Table 6. Water vapor and limonene permeance of the multilayer films based on pectin and poly(3-hydroxybutyrate-co-3-hydroxyvalerate) (PHBV).

Multilayer Structure	Water Vapor Permeance × 1010 (kg·m−2·Pa−1·s−1)	Limonene Permeance × 1010 (kg·m−2·Pa−1·s−1)	Thickness (µm)
			PHBV Layers	Pectin Layer	Total
PHBV/PHBV	5.00 ± 0.83 a	3.81 ± 0.47 a	72 ± 9 a	-	72 ± 9 a
PHBV/electrospun pectin/PHBV	1.75 ± 0.14 b	0.22 ± 0.11 b	73 ± 7 a	25 ± 5 a	98 ± 8 b
PHBV/solvent-casted pectin/PHBV	3.94 ± 0.56 c	0.22 ± 0.08 b	70 ± 5 a	24 ± 5 a	95 ± 5 b

^a–f Different letters in the same column indicate a significant difference (p < 0.05).

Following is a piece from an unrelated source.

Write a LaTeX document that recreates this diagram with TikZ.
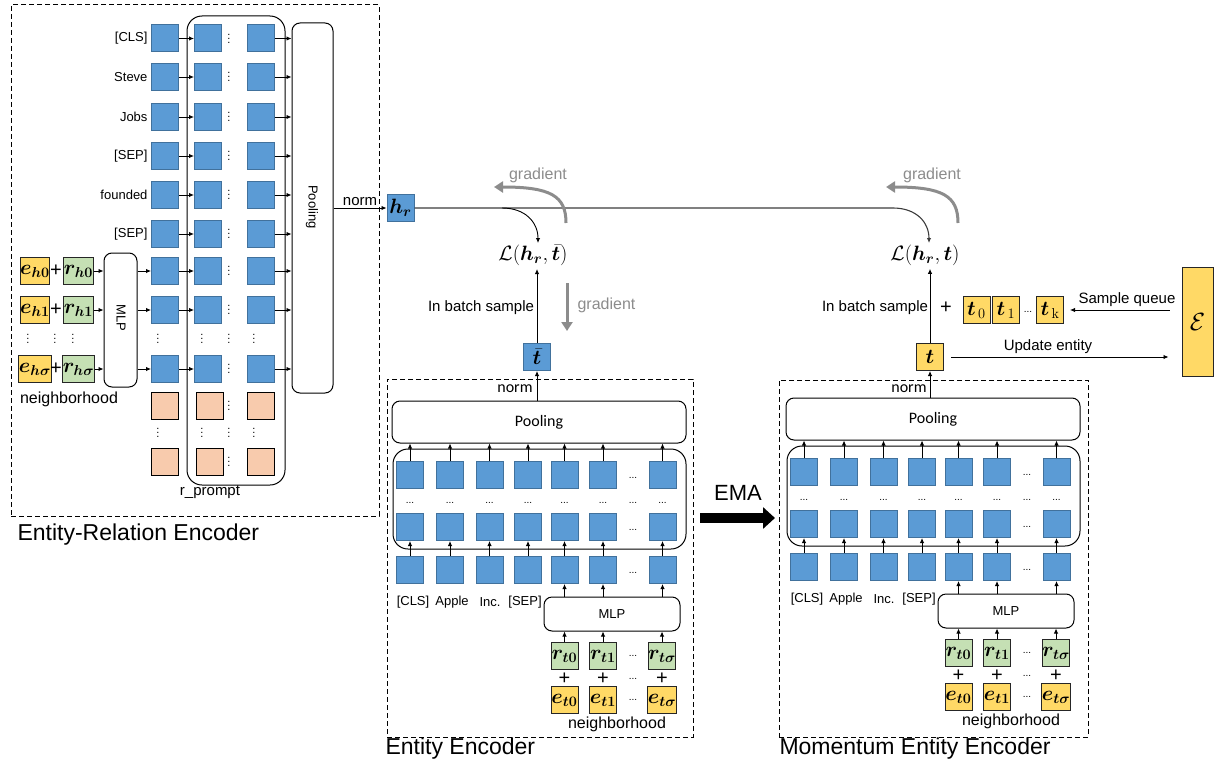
\documentclass[tikz,border=0pt]{standalone}
\usepackage[no-math]{fontspec}
\setmainfont{Liberation Sans}
\newfontfamily\calib{Carlito}
\usepackage{amsmath}
\usepackage{bm}
\usetikzlibrary{arrows.meta,calc}
\definecolor{bluef}{RGB}{91,155,213}
\definecolor{bluebd}{RGB}{65,113,156}
\definecolor{yelf}{RGB}{255,217,102}
\definecolor{grnf}{RGB}{197,224,180}
\definecolor{orgf}{RGB}{248,203,173}
\definecolor{gradc}{RGB}{140,140,140}
\definecolor{linec}{RGB}{60,60,60}
\tikzset{
 bx/.style={minimum width=27pt, minimum height=27pt, inner sep=0pt, line width=1pt},
 bl/.style={bx, draw=bluebd, fill=bluef},
 yl/.style={bx, draw=black!85, fill=yelf},
 gr/.style={bx, draw=black!85, fill=grnf},
 og/.style={bx, draw=black, fill=orgf},
 rnd/.style={draw, rounded corners=8pt, line width=1pt},
 arr/.style={line width=0.9pt, -{Latex[length=5pt,width=4.5pt]}},
 grad/.style={draw=gradc, line width=3pt, -{Triangle[length=9pt,width=11pt]}},
 dbox/.style={draw, dash pattern=on 5pt off 3pt, line width=1pt, inner sep=0pt},
 sm/.style={font=\fontsize{13}{13}\selectfont},
 md/.style={font=\fontsize{15}{15}\selectfont},
 pls/.style={font=\fontsize{20}{20}\selectfont, inner sep=0pt},
 big/.style={font=\fontsize{23}{23}\selectfont},
 mth/.style={font=\fontsize{20}{20}\selectfont},
 cal/.style={font=\calib\fontsize{16}{16}\selectfont},
 hd/.style={font=\fontsize{10}{10}\selectfont, inner sep=0pt},
 vd/.style={font=\fontsize{11}{11}\selectfont, inner sep=0pt, yshift=3pt},
}
\begin{document}
\begin{tikzpicture}[x=1pt,y=-1pt]
\useasboundingbox (0,0) rectangle (1214,765);

% ================= Entity-Relation Encoder =================
\node[dbox, minimum width=368pt, minimum height=511pt] (erbox) at (195,260.5) {};
\node[big, anchor=west] (erlab) at (14,535) {Entity-Relation Encoder};

\node[rnd, rounded corners=15pt, minimum width=98pt, minimum height=469pt] (prm) at (236,250.5) {};
\node[md] (prmlab) at (210,492) {r\_prompt};
\node[rnd, minimum width=41pt, minimum height=370pt] (pool) at (312.5,208) {};
\node[sm, rotate=-90] (poollab) at (312,207) {Pooling};
\node[rnd, minimum width=33pt, minimum height=134pt] (mlp) at (120.5,320) {};
\node[sm, rotate=-90] (mlplab) at (121,318) {MLP};

\foreach \y [count=\i] in {38.5,77,117,156,195,234,271,310,369} {
  \node[bl] (a\i) at (165,\y) {};
  \node[bl] (b\i) at (208,\y) {};
  \node[bl] (c\i) at (260.5,\y) {};
  \node[vd] (vd\i) at (229,\y) {$\vdots$};
  \draw[arr] (a\i) -- (b\i);
  \draw[arr] (c\i.east) -- (c\i.east -| pool.west);
}
\foreach \y/\t [count=\i] in {38.5/{[CLS]},77/Steve,117/Jobs,156/{[SEP]},195/founded,234/{[SEP]}} {
  \node[sm, anchor=east] (w\i) at (151,\y) {\t};
}
\foreach \x [count=\i] in {158,202,229,254} {
  \node[vd] (dA\i) at (\x,339) {$\vdots$};
  \node[vd] (dB\i) at (\x,433) {$\vdots$};
}
\foreach \y [count=\i] in {406,462} {
  \node[og] (oa\i) at (165,\y) {};
  \node[og] (ob\i) at (209.5,\y) {};
  \node[og] (oc\i) at (261,\y) {};
  \node[vd] (ov\i) at (229,\y) {$\vdots$};
}
\foreach \y/\s/\k in {271/0/7, 310/1/8, 369/\sigma/9} {
  \node[yl, mth] (eh\k) at (35,\y) {$\bm{e}_{\bm{h\s}}$};
  \node[pls] (ph\k) at (56,\y) {+};
  \node[gr, mth] (rh\k) at (78.5,\y) {$\bm{r}_{\bm{h\s}}$};
  \draw[arr] (rh\k.east) -- (rh\k.east -| mlp.west);
  \draw[arr] (mlp.east |- a\k) -- (a\k.west);
}
\foreach \x [count=\i] in {28,55,73} { \node[vd] (nd\i) at (\x,339) {$\vdots$}; }
\node[md, font=\fontsize{16}{16}\selectfont] (nbh) at (69,399) {neighborhood};

% h_r
\node[bl, mth] (hr) at (400.5,208) {$\bm{h}_{\bm{r}}$};
\draw[arr] (hr.west -| pool.east) -- (hr.west) node[midway, above, md, inner sep=2pt] (nrm) {norm};

% losses
\node[font=\fontsize{22}{22}\selectfont] (Lb) at (533,255) {$\mathcal{L}(\bm{h}_{\bm{r}},\bar{\bm{t}})$};
\node[font=\fontsize{22}{22}\selectfont] (Lt) at (925,255) {$\mathcal{L}(\bm{h}_{\bm{r}},\bm{t})$};
\coordinate (jb) at (502,208);
\coordinate (jt) at (893,208);
\coordinate (Lbin) at (538,243);
\coordinate (Ltin) at (929,243);
\draw[arr, draw=linec, line width=1.1pt] (hr.east) -- (jt) .. controls (916,208) and (929,222) .. (Ltin);
\draw[arr] (jb) .. controls (525,208) and (538,222) .. (Lbin);

% gradients
\coordinate (g1a) at (566,223); \coordinate (g1b) at (494,187);
\coordinate (g2a) at (958,223); \coordinate (g2b) at (886,187);
\coordinate (g3a) at (567,283); \coordinate (g3b) at (567,331);
\draw[grad] (g1a) .. controls (566,196) and (551,187) .. (g1b);
\draw[grad] (g2a) .. controls (958,196) and (943,187) .. (g2b);
\draw[grad] (g3a) -- (g3b);
\node[text=gradc, font=\fontsize{16}{16}\selectfont] (gt1) at (538,175) {gradient};
\node[text=gradc, font=\fontsize{16}{16}\selectfont] (gt2) at (932,175) {gradient};
\node[text=gradc, font=\fontsize{16}{16}\selectfont, anchor=west] (gt3) at (574,305) {gradient};

% t-bar and t
\node[bl, mth] (tb) at (537,357) {$\bar{\bm{t}}$};
\node[yl, mth] (tt) at (930,357) {$\bm{t}$};
\draw[arr] (tb.north) -- (tb.north |- Lb.south);
\draw[arr] (tt.north) -- (tt.north |- Lt.south);
\node[md] (ibs1) at (481,308) {In batch sample};
\node[md] (ibs2) at (875,308) {In batch sample};
\node[pls] (plq) at (946,308) {+};
\node[yl, mth] (q0) at (976.5,310) {$\bm{t}_{\,0}$};
\node[yl, mth] (q1) at (1006,310) {$\bm{t}_{\,1}$};
\node[hd] (qd) at (1028,312) {...};
\node[yl, mth] (qk) at (1050,310) {$\bm{t}_{\,\mathrm{k}}$};
\node[yl, minimum width=31pt, minimum height=109pt] (ent) at (1197.5,321.5) {\fontsize{28}{28}\selectfont$\mathcal{E}$};
\draw[arr, shorten <=12pt, shorten >=6pt] (ent.west |- qk) -- (qk.east);
\node[md] (sq) at (1127,300) {Sample queue};
\draw[arr, shorten <=7pt, shorten >=13pt] (tt.east) -- (tt.east -| ent.west);
\node[md] (ue) at (1048,347) {Update entity};

% ================= Entity encoders =================
\node[dbox, minimum width=306pt, minimum height=358pt] (Ebox) at (540,558) {};
\node[dbox, minimum width=309pt, minimum height=357pt] (Mbox) at (933.5,558.5) {};
\node[big, anchor=west] (Elab) at (382,749) {Entity Encoder};
\node[big, anchor=west] (Mlab) at (776,749) {Momentum Entity Encoder};

\foreach \p/\dx/\dy in {E/0/0, M/394/-3} {
\begin{scope}[shift={(\dx,\dy)}]
  \node[rnd, minimum width=294pt, minimum height=42pt, cal] (\p-pool) at (539,422) {Pooling};
  \node[rnd, rounded corners=15pt, minimum width=293pt, minimum height=100pt] (\p-inner) at (539.5,499) {};
  \foreach \x [count=\i] in {410,450,489.5,528,564.5,603,662.5} {
    \node[bl] (\p-t\i) at (\x,475) {};
    \node[bl] (\p-m\i) at (\x,527) {};
    \node[bl] (\p-b\i) at (\x,570) {};
    \draw[arr] (\p-t\i.north) -- (\p-t\i.north |- \p-pool.south);
    \draw[arr] (\p-b\i.north) -- (\p-m\i.south);
    \node[hd] (\p-dr\i) at (\x,503) {...};
  }
  \node[hd] (\p-d1) at (633,478) {...};
  \node[hd] (\p-d2) at (633,503) {...};
  \node[hd] (\p-d3) at (633,530) {...};
  \node[hd] (\p-d4) at (633,573) {...};
  \node[sm] (\p-l1) at (413,602) {[CLS]};
  \node[sm] (\p-l2) at (452,602) {Apple};
  \node[sm] (\p-l3) at (490,602) {Inc.};
  \node[sm] (\p-l4) at (525,602) {[SEP]};
  \node[rnd, minimum width=136pt, minimum height=34pt, sm] (\p-mlp) at (612,614) {MLP};
  \foreach \i in {5,6,7} { \draw[arr] (\p-b\i.south |- \p-mlp.north) -- (\p-b\i.south); }
  \foreach \x/\s [count=\j] in {564.5/0, 603/1, 662/\sigma} {
    \node[gr, mth] (\p-r\j) at (\x,656) {$\bm{r}_{\bm{t\s}}$};
    \node[pls] (\p-pl\j) at (\x,679) {+};
    \node[yl, mth] (\p-e\j) at (\x,700) {$\bm{e}_{\bm{t\s}}$};
    \draw[arr] (\p-r\j.north) -- (\p-r\j.north |- \p-mlp.south);
  }
  \node[hd] (\p-d5) at (633,656) {...};
  \node[hd] (\p-d6) at (633,679) {...};
  \node[hd] (\p-d7) at (633,700) {...};
  \node[md, font=\fontsize{16}{16}\selectfont] (\p-nb) at (617,724) {neighborhood};
\end{scope}
}
\draw[arr] (tb.south |- E-pool.north) -- (tb.south);
\draw[arr] (tt.south |- M-pool.north) -- (tt.south);
\node[cal] (En) at (515,389) {norm};
\node[cal] (Mn) at (909,389) {norm};

% EMA
\coordinate (emaA) at (700,518);
\coordinate (emaB) at (775,518);
\draw[line width=10pt, -{Triangle[length=12pt,width=21pt]}] (emaA) -- (emaB);
\node[font=\fontsize{22}{22}\selectfont] (emal) at (738,493) {EMA};
\end{tikzpicture}
\end{document}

shows the water and limonene permeance values and the thickness of each layer and the whole structure. In terms of water vapor, the PHBV/PHBV and PHBV/solvent-casted pectin/PHBV multilayer films exhibited somewhat higher permeance values, that is, 5.00 ± 0.83 × 10⁻¹⁰ kg·m⁻²·Pa⁻¹·s⁻¹ and 3.94 ± 0.56 × 10⁻¹⁰ kg·m⁻²·Pa⁻¹·s⁻¹, respectively, than the PHBV/electrospun pectin/PHBV multilayers, that is, 1.75 ± 0.14 × 10⁻¹⁰ kg·m⁻²·Pa⁻¹·s⁻¹. As a result, the incorporation of the cast but more in particular of the electrospun pectin interlayer into PHBV provided enhanced barrier properties against water vapor, even though pectin has intrinsically a hydrophilic character. The reason why the cast film did not have comparable barrier performance to the electrospun film may be ascribed to the lower adhesion at the interphase of the cast material and also to the fact that the casting usually results in less dense film materials due to the slow forming process.

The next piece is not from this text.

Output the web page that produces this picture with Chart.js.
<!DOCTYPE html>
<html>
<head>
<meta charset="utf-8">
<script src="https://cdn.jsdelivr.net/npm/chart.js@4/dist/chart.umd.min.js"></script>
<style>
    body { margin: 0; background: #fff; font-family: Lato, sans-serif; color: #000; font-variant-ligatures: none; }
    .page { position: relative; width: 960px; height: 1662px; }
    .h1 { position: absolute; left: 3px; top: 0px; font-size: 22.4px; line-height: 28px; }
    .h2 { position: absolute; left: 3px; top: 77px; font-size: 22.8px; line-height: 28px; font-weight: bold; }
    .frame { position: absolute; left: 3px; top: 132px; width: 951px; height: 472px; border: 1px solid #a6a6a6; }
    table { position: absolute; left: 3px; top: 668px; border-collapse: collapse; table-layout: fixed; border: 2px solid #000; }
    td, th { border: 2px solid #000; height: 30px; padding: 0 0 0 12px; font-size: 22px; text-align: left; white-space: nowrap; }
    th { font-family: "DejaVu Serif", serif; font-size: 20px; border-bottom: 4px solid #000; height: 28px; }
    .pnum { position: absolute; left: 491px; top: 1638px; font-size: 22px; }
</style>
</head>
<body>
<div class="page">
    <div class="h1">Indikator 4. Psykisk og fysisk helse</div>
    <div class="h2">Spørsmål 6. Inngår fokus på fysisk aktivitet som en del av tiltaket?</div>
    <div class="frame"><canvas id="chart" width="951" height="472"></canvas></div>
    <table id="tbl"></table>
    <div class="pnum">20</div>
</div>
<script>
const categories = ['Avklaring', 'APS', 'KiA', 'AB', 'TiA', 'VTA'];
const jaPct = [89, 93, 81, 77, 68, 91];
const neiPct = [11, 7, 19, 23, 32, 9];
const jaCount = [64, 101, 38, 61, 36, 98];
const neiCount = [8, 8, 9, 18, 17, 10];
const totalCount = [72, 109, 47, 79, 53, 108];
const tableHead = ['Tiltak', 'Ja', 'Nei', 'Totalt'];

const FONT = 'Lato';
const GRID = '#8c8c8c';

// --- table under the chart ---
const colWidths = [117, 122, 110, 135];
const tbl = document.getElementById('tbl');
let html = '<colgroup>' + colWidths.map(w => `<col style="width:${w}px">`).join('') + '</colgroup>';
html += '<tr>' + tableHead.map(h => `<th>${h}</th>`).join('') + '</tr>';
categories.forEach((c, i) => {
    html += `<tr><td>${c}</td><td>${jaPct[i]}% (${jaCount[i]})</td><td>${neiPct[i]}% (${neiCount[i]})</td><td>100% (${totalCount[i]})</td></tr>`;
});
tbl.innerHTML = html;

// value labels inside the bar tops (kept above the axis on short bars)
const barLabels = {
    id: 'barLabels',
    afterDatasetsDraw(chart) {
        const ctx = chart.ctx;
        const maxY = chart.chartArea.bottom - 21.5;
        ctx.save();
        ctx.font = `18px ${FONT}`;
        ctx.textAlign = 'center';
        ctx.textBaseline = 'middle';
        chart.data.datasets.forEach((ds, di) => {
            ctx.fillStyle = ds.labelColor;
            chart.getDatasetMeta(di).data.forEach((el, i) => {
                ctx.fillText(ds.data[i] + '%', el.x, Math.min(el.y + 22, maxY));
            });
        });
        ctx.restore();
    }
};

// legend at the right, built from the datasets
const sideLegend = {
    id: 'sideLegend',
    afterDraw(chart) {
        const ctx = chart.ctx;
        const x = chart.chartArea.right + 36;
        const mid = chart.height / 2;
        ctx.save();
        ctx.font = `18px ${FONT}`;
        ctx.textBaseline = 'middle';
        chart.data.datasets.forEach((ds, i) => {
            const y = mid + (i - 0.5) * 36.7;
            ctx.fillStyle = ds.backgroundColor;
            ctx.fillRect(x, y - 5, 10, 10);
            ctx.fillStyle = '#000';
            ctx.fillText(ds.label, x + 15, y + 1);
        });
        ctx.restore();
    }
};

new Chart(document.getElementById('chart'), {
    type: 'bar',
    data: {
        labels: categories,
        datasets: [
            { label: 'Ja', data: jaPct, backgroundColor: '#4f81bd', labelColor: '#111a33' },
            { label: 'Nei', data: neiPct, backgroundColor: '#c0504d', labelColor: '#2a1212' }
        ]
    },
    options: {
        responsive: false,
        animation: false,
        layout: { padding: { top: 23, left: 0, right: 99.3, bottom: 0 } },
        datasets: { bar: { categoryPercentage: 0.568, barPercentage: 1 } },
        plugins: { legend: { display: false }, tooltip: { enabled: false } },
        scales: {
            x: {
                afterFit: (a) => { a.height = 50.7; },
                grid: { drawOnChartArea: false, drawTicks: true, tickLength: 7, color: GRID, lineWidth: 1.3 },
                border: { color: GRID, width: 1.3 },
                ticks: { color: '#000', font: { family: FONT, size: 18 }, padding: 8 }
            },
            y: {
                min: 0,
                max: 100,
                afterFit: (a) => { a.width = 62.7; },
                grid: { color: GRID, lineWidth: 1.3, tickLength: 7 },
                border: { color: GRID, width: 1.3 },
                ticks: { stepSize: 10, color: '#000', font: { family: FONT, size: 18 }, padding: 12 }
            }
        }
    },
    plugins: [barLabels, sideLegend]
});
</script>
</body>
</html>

Limonene permeance analysis was also carried out since this organic vapor is often used as an standard for aroma barrier and is also used as an indication for gas barrier properties. From the results, one can observe that the multilayers containing the pectin-based interlayers significantly reduced the limonene permeance, having both the electrospun and solution-casted pectin films the same performance. Limonene permeability is strongly governed by solubility in PHA. Indeed, solubility of limonene in PHBV is relatively high and 100-µm PHBV films can uptake up to 12.7 wt% of limonene [79]. Therefore, it can be considered that the presence of the high barrier to organic vapors, pectin interlayer blocked the passage of the aroma molecules due to its inherent low solubility to limonene. The developed multilayers containing the pectin-based interlayers showed lower permeance than monolayers of polylactide (PLA) electrospun film, that is, 2.62 ± 1.54 × 10⁻¹⁰ kg·m⁻²·Pa⁻¹·s⁻¹, and PET electrospun film, that is, 0.64 ± 0.11 × 10⁻¹⁰ kg·m⁻²·Pa⁻¹·s⁻¹ [80].

4. Conclusions

Pectin-based electrospun films were successfully produced by electrospinning followed by annealing process. Among the different formulations tested, the water solution of 6.5 wt% pectin, 3.0 wt% glycerol, and 0.5 wt% PEO₂₀₀₀ resulted in the production of an electrospun mat composed of defect-free ultrathin fibers that, after annealing, produced the most homogenous and transparent film. Washing fibers with dichloromethane had also a positive effect on the pectin fibers coalescence. The annealing conditions were found optimal at 140 °C and 12 kN for 1 min. The resultant electrospun pectin-based films were finally incorporated as interlayers between two external layers of electrospun PHBV to produce multilayer structures with high barrier properties. The electrospun pectin interlayer successfully decreased the water and limonene vapors barrier values of PHBV and it also showed higher barrier performance when compared with an equivalent multilayer based on a solution-casted pectin interlayer. In this context, the produced electrospun pectin-based films can be considered as sustainable materials to be used for packaging applications of aromatic products.